▶ **What to produce**: Restate the listing that follows word for word, without its pictures.

▶ **Data**:
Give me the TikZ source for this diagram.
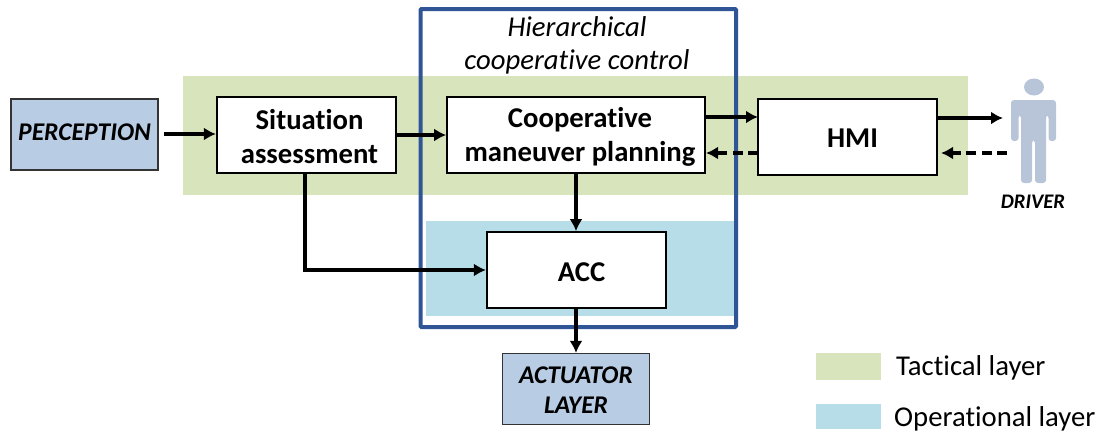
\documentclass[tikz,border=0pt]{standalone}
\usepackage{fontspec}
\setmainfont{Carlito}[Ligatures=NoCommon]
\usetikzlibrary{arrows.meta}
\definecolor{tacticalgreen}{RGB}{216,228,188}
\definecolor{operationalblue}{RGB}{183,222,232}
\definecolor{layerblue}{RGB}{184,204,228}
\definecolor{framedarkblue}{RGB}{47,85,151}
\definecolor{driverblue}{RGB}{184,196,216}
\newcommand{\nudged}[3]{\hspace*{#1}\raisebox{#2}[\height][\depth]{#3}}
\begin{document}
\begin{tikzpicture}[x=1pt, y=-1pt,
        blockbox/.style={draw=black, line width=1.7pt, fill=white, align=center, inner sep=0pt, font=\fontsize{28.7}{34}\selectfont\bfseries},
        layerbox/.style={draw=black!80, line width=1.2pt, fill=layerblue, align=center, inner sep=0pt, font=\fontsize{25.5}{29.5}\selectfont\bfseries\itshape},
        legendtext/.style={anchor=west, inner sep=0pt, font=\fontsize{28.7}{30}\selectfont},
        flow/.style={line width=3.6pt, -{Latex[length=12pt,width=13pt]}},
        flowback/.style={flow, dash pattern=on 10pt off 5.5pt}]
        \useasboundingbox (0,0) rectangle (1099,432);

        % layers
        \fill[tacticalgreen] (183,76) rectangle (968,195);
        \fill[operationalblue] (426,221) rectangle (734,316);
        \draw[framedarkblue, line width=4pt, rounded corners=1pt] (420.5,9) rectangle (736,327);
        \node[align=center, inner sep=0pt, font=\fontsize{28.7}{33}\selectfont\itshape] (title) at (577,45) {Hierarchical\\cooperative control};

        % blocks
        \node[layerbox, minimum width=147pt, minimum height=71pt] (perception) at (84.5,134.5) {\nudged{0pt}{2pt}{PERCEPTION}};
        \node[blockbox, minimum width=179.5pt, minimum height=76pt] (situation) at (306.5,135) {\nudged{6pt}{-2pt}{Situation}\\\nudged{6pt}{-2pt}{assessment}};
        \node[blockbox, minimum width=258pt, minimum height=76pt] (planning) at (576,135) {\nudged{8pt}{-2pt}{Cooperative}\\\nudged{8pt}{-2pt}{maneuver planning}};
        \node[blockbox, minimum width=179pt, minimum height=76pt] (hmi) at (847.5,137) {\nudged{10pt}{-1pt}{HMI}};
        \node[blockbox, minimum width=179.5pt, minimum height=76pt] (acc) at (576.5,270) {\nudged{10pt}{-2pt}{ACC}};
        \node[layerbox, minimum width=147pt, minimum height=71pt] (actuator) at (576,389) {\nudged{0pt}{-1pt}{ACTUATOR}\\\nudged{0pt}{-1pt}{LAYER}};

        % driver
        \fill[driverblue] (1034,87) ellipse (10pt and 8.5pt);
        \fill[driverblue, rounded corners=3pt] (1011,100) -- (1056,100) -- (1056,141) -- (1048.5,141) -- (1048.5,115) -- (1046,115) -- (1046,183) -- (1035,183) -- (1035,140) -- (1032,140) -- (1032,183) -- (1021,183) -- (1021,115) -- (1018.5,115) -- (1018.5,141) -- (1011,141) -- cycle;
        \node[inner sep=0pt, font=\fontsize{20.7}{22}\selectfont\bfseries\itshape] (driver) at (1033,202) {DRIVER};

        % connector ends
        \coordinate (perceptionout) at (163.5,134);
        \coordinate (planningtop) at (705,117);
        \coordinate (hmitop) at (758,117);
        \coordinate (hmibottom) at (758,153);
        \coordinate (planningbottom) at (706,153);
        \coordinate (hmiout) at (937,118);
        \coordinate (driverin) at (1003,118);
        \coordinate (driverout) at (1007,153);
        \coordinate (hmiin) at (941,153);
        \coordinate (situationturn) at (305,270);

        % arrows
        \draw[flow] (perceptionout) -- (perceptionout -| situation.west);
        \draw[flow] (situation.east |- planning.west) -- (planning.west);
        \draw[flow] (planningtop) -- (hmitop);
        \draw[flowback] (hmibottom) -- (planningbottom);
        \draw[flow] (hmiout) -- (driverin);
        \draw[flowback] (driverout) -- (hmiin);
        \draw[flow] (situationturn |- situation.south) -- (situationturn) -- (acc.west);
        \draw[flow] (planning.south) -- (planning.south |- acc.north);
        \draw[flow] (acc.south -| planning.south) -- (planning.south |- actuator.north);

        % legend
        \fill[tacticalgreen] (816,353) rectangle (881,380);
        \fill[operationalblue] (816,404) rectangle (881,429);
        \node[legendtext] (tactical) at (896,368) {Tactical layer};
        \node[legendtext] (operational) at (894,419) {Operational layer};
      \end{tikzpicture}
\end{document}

▶ **Task response**:
Give me the TikZ source for this diagram.
\documentclass[tikz,border=0pt]{standalone}
\usepackage{fontspec}
\setmainfont{Carlito}[Ligatures=NoCommon]
\usetikzlibrary{arrows.meta}
\definecolor{tacticalgreen}{RGB}{216,228,188}
\definecolor{operationalblue}{RGB}{183,222,232}
\definecolor{layerblue}{RGB}{184,204,228}
\definecolor{framedarkblue}{RGB}{47,85,151}
\definecolor{driverblue}{RGB}{184,196,216}
\newcommand{\nudged}[3]{\hspace*{#1}\raisebox{#2}[\height][\depth]{#3}}
\begin{document}
\begin{tikzpicture}[x=1pt, y=-1pt,
        blockbox/.style={draw=black, line width=1.7pt, fill=white, align=center, inner sep=0pt, font=\fontsize{28.7}{34}\selectfont\bfseries},
        layerbox/.style={draw=black!80, line width=1.2pt, fill=layerblue, align=center, inner sep=0pt, font=\fontsize{25.5}{29.5}\selectfont\bfseries\itshape},
        legendtext/.style={anchor=west, inner sep=0pt, font=\fontsize{28.7}{30}\selectfont},
        flow/.style={line width=3.6pt, -{Latex[length=12pt,width=13pt]}},
        flowback/.style={flow, dash pattern=on 10pt off 5.5pt}]
        \useasboundingbox (0,0) rectangle (1099,432);

        % layers
        \fill[tacticalgreen] (183,76) rectangle (968,195);
        \fill[operationalblue] (426,221) rectangle (734,316);
        \draw[framedarkblue, line width=4pt, rounded corners=1pt] (420.5,9) rectangle (736,327);
        \node[align=center, inner sep=0pt, font=\fontsize{28.7}{33}\selectfont\itshape] (title) at (577,45) {Hierarchical\\cooperative control};

        % blocks
        \node[layerbox, minimum width=147pt, minimum height=71pt] (perception) at (84.5,134.5) {\nudged{0pt}{2pt}{PERCEPTION}};
        \node[blockbox, minimum width=179.5pt, minimum height=76pt] (situation) at (306.5,135) {\nudged{6pt}{-2pt}{Situation}\\\nudged{6pt}{-2pt}{assessment}};
        \node[blockbox, minimum width=258pt, minimum height=76pt] (planning) at (576,135) {\nudged{8pt}{-2pt}{Cooperative}\\\nudged{8pt}{-2pt}{maneuver planning}};
        \node[blockbox, minimum width=179pt, minimum height=76pt] (hmi) at (847.5,137) {\nudged{10pt}{-1pt}{HMI}};
        \node[blockbox, minimum width=179.5pt, minimum height=76pt] (acc) at (576.5,270) {\nudged{10pt}{-2pt}{ACC}};
        \node[layerbox, minimum width=147pt, minimum height=71pt] (actuator) at (576,389) {\nudged{0pt}{-1pt}{ACTUATOR}\\\nudged{0pt}{-1pt}{LAYER}};

        % driver
        \fill[driverblue] (1034,87) ellipse (10pt and 8.5pt);
        \fill[driverblue, rounded corners=3pt] (1011,100) -- (1056,100) -- (1056,141) -- (1048.5,141) -- (1048.5,115) -- (1046,115) -- (1046,183) -- (1035,183) -- (1035,140) -- (1032,140) -- (1032,183) -- (1021,183) -- (1021,115) -- (1018.5,115) -- (1018.5,141) -- (1011,141) -- cycle;
        \node[inner sep=0pt, font=\fontsize{20.7}{22}\selectfont\bfseries\itshape] (driver) at (1033,202) {DRIVER};

        % connector ends
        \coordinate (perceptionout) at (163.5,134);
        \coordinate (planningtop) at (705,117);
        \coordinate (hmitop) at (758,117);
        \coordinate (hmibottom) at (758,153);
        \coordinate (planningbottom) at (706,153);
        \coordinate (hmiout) at (937,118);
        \coordinate (driverin) at (1003,118);
        \coordinate (driverout) at (1007,153);
        \coordinate (hmiin) at (941,153);
        \coordinate (situationturn) at (305,270);

        % arrows
        \draw[flow] (perceptionout) -- (perceptionout -| situation.west);
        \draw[flow] (situation.east |- planning.west) -- (planning.west);
        \draw[flow] (planningtop) -- (hmitop);
        \draw[flowback] (hmibottom) -- (planningbottom);
        \draw[flow] (hmiout) -- (driverin);
        \draw[flowback] (driverout) -- (hmiin);
        \draw[flow] (situationturn |- situation.south) -- (situationturn) -- (acc.west);
        \draw[flow] (planning.south) -- (planning.south |- acc.north);
        \draw[flow] (acc.south -| planning.south) -- (planning.south |- actuator.north);

        % legend
        \fill[tacticalgreen] (816,353) rectangle (881,380);
        \fill[operationalblue] (816,404) rectangle (881,429);
        \node[legendtext] (tactical) at (896,368) {Tactical layer};
        \node[legendtext] (operational) at (894,419) {Operational layer};
      \end{tikzpicture}
\end{document}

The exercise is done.